Vertex AI provides prebuilt containers for TensorFlow, PyTorch, XGBoost, and Scikit-learn. These containers are updated regularly and include common libraries you might need in your training code. You can choose to run your training code with one of these containers, or create a custom container that has your training code and dependencies pre-installed.

There are three options for packaging your code on Vertex AI:

  1. Submit a single Python file.
  2. Create a Python source distribution.
  3. Use custom containers.

Python file

This option is suitable for quick experimentation. You can use this option if all of the code needed to execute your training application is in one Python file and one of the prebuilt Vertex AI training containers has all of the libraries needed to run your application. For an example of packaging your training application as a single Python file, see the notebook tutorial Custom training and batch prediction.

Python Source Distribution

You can create a Python Source Distribution that contains your training application. You'll store your source distribution with the training code and dependencies in a Cloud Storage bucket. For an example of packaging your training application as a Python Source Distribution, see the notebook tutorial Training, tuning and deploying a PyTorch classification model.

Custom Container

This option is useful when you want more control over your application, or maybe you want to run code not written in Python. In this case you'll need to write a Dockerfile, build your custom image, and push it to Artifact Registry. For an example of containerizing your training application see the notebook tutorial Profile model training performance using Profiler.

If you choose to package up your code as a Python source distribution or as a custom container, it's recommended that you structure your application as follows:

training-application-dir/
....setup.py
....Dockerfile
trainer/
....task.py
....model.py
....utils.py

Create a directory to store all of your training application code, in this case, training-application-dir. This directory will contain a setup.py file if you're using a Python Source Distribution, or a Dockerfile if you're using a custom container.

In both scenarios, this high level directory will also contain a subdirectory trainer, that contains all the code to execute training. Within trainer, task.py is the main entrypoint to your application. This file executes model training. You can choose to put all of your code in this file, but for production applications you're likely to have additional files, for example model.py, data.py, utils.py to name a few.

Running custom training

Training jobs on Vertex AI automatically provisions compute resources, execute the training application code, and ensure deletion of compute resources once the training job is finished.

As you build out more complicated workflows, it's likely that you'll use the Vertex AI SDK for Python to configure, submit, and monitor your training jobs. However, the first time you run a custom training job it can be easier to use the Google Cloud console.
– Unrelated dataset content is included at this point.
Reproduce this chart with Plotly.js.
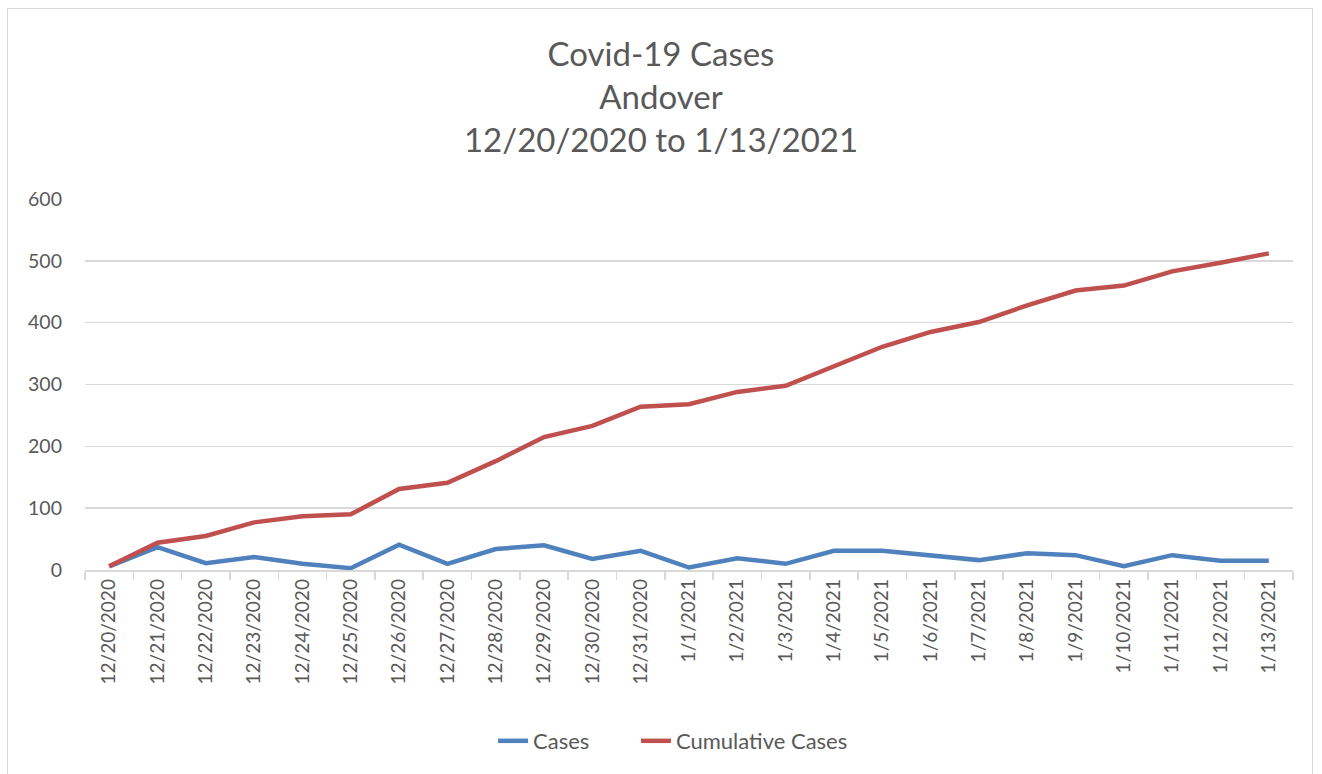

  1. Navigate to Training in the Vertex AI section of the Cloud Console. You can create a new training job by clicking the CREATE button. create training job
  2. Under model Training method, select Custom training (advanced). specify training method
  3. Under the Training Container section, select either prebuilt or custom container, depending on how you packaged your application. specify training container
  4. Under Compute and pricing, specify the hardware for the training job. For single node training, you only need to configure Worker Pool 0. If you're interested in running distributed training, you'll need to understand the other worker pools, and you can learn more on Distributed training.

training compute

Configuring the prediction container is optional. If you only want to train a model on Vertex AI and access the resulting saved model artifacts, you can skip this step. If you want to host and deploy the resulting model on the Vertex AI managed prediction service, you'll need to configure a prediction container. Learn more about prediction containers here.

Monitoring Training jobs

You can monitor your training job in the Google Cloud console. You'll see a list of all the jobs that have run. You can click a particular job and examine the logs if something goes wrong.